(AIM) Every line below should be copied exactly; drop the pictures.

━━━

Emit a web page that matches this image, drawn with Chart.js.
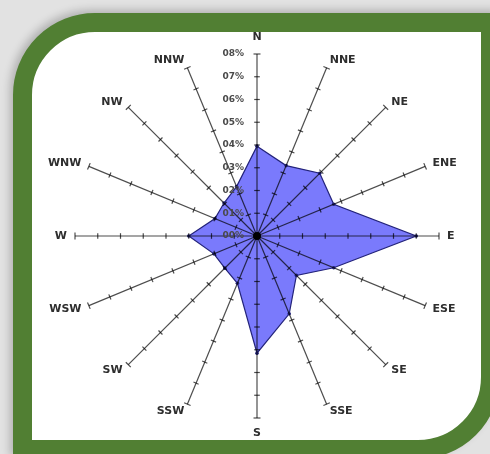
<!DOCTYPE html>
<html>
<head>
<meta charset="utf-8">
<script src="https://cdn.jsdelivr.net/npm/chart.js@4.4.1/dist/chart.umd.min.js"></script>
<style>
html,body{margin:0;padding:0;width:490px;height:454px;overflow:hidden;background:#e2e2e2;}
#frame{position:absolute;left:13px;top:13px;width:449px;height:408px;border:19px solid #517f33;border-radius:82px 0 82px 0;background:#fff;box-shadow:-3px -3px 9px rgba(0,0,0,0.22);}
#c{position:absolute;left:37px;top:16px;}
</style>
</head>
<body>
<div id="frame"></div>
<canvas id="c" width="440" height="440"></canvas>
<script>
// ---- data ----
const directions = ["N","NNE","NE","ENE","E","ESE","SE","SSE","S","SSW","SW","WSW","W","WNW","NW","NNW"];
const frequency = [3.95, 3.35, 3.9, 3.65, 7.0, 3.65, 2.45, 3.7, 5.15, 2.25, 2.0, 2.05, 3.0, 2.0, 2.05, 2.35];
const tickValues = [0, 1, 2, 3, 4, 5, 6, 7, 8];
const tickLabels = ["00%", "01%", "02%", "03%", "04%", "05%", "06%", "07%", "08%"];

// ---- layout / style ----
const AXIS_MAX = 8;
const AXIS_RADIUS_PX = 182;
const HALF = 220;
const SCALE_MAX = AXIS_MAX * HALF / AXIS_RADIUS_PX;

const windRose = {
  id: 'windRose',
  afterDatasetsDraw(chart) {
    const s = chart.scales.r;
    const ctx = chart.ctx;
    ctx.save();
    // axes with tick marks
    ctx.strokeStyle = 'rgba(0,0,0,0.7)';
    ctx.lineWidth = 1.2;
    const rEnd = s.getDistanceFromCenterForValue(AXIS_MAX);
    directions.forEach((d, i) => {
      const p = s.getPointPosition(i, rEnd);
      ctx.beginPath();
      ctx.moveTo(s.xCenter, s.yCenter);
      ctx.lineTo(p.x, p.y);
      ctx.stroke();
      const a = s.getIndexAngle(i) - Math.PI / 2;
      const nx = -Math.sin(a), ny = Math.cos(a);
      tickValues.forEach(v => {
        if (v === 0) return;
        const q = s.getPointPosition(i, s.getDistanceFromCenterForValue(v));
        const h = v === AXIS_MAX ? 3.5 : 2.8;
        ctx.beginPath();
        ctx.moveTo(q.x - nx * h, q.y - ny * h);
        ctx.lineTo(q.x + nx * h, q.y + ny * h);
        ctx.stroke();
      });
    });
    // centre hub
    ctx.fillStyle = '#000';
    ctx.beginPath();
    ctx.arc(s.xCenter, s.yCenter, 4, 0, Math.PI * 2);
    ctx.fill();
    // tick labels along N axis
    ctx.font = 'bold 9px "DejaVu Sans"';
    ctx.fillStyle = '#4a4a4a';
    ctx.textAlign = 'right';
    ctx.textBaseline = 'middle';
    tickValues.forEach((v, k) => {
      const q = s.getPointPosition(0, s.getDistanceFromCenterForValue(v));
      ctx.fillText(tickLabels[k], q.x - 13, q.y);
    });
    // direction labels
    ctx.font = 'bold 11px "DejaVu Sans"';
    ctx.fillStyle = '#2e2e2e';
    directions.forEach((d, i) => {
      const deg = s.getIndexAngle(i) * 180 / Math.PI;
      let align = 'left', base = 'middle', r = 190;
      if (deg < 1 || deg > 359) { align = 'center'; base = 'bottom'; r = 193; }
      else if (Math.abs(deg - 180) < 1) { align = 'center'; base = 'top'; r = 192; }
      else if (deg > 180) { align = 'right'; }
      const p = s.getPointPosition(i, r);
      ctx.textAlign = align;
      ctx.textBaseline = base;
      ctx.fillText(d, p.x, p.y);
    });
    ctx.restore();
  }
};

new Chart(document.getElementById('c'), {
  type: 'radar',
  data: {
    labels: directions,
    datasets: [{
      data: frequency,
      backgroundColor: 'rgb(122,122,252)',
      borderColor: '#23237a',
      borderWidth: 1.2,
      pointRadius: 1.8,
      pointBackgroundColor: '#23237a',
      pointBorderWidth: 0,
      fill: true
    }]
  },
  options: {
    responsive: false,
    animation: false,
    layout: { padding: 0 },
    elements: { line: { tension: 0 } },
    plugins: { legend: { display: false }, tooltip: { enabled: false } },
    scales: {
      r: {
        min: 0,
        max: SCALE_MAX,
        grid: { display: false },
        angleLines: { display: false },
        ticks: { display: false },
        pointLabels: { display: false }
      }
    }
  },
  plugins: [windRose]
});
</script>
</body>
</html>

━━━

(EXERCISE RESULT)
Emit a web page that matches this image, drawn with Chart.js.
<!DOCTYPE html>
<html>
<head>
<meta charset="utf-8">
<script src="https://cdn.jsdelivr.net/npm/chart.js@4.4.1/dist/chart.umd.min.js"></script>
<style>
html,body{margin:0;padding:0;width:490px;height:454px;overflow:hidden;background:#e2e2e2;}
#frame{position:absolute;left:13px;top:13px;width:449px;height:408px;border:19px solid #517f33;border-radius:82px 0 82px 0;background:#fff;box-shadow:-3px -3px 9px rgba(0,0,0,0.22);}
#c{position:absolute;left:37px;top:16px;}
</style>
</head>
<body>
<div id="frame"></div>
<canvas id="c" width="440" height="440"></canvas>
<script>
// ---- data ----
const directions = ["N","NNE","NE","ENE","E","ESE","SE","SSE","S","SSW","SW","WSW","W","WNW","NW","NNW"];
const frequency = [3.95, 3.35, 3.9, 3.65, 7.0, 3.65, 2.45, 3.7, 5.15, 2.25, 2.0, 2.05, 3.0, 2.0, 2.05, 2.35];
const tickValues = [0, 1, 2, 3, 4, 5, 6, 7, 8];
const tickLabels = ["00%", "01%", "02%", "03%", "04%", "05%", "06%", "07%", "08%"];

// ---- layout / style ----
const AXIS_MAX = 8;
const AXIS_RADIUS_PX = 182;
const HALF = 220;
const SCALE_MAX = AXIS_MAX * HALF / AXIS_RADIUS_PX;

const windRose = {
  id: 'windRose',
  afterDatasetsDraw(chart) {
    const s = chart.scales.r;
    const ctx = chart.ctx;
    ctx.save();
    // axes with tick marks
    ctx.strokeStyle = 'rgba(0,0,0,0.7)';
    ctx.lineWidth = 1.2;
    const rEnd = s.getDistanceFromCenterForValue(AXIS_MAX);
    directions.forEach((d, i) => {
      const p = s.getPointPosition(i, rEnd);
      ctx.beginPath();
      ctx.moveTo(s.xCenter, s.yCenter);
      ctx.lineTo(p.x, p.y);
      ctx.stroke();
      const a = s.getIndexAngle(i) - Math.PI / 2;
      const nx = -Math.sin(a), ny = Math.cos(a);
      tickValues.forEach(v => {
        if (v === 0) return;
        const q = s.getPointPosition(i, s.getDistanceFromCenterForValue(v));
        const h = v === AXIS_MAX ? 3.5 : 2.8;
        ctx.beginPath();
        ctx.moveTo(q.x - nx * h, q.y - ny * h);
        ctx.lineTo(q.x + nx * h, q.y + ny * h);
        ctx.stroke();
      });
    });
    // centre hub
    ctx.fillStyle = '#000';
    ctx.beginPath();
    ctx.arc(s.xCenter, s.yCenter, 4, 0, Math.PI * 2);
    ctx.fill();
    // tick labels along N axis
    ctx.font = 'bold 9px "DejaVu Sans"';
    ctx.fillStyle = '#4a4a4a';
    ctx.textAlign = 'right';
    ctx.textBaseline = 'middle';
    tickValues.forEach((v, k) => {
      const q = s.getPointPosition(0, s.getDistanceFromCenterForValue(v));
      ctx.fillText(tickLabels[k], q.x - 13, q.y);
    });
    // direction labels
    ctx.font = 'bold 11px "DejaVu Sans"';
    ctx.fillStyle = '#2e2e2e';
    directions.forEach((d, i) => {
      const deg = s.getIndexAngle(i) * 180 / Math.PI;
      let align = 'left', base = 'middle', r = 190;
      if (deg < 1 || deg > 359) { align = 'center'; base = 'bottom'; r = 193; }
      else if (Math.abs(deg - 180) < 1) { align = 'center'; base = 'top'; r = 192; }
      else if (deg > 180) { align = 'right'; }
      const p = s.getPointPosition(i, r);
      ctx.textAlign = align;
      ctx.textBaseline = base;
      ctx.fillText(d, p.x, p.y);
    });
    ctx.restore();
  }
};

new Chart(document.getElementById('c'), {
  type: 'radar',
  data: {
    labels: directions,
    datasets: [{
      data: frequency,
      backgroundColor: 'rgb(122,122,252)',
      borderColor: '#23237a',
      borderWidth: 1.2,
      pointRadius: 1.8,
      pointBackgroundColor: '#23237a',
      pointBorderWidth: 0,
      fill: true
    }]
  },
  options: {
    responsive: false,
    animation: false,
    layout: { padding: 0 },
    elements: { line: { tension: 0 } },
    plugins: { legend: { display: false }, tooltip: { enabled: false } },
    scales: {
      r: {
        min: 0,
        max: SCALE_MAX,
        grid: { display: false },
        angleLines: { display: false },
        ticks: { display: false },
        pointLabels: { display: false }
      }
    }
  },
  plugins: [windRose]
});
</script>
</body>
</html>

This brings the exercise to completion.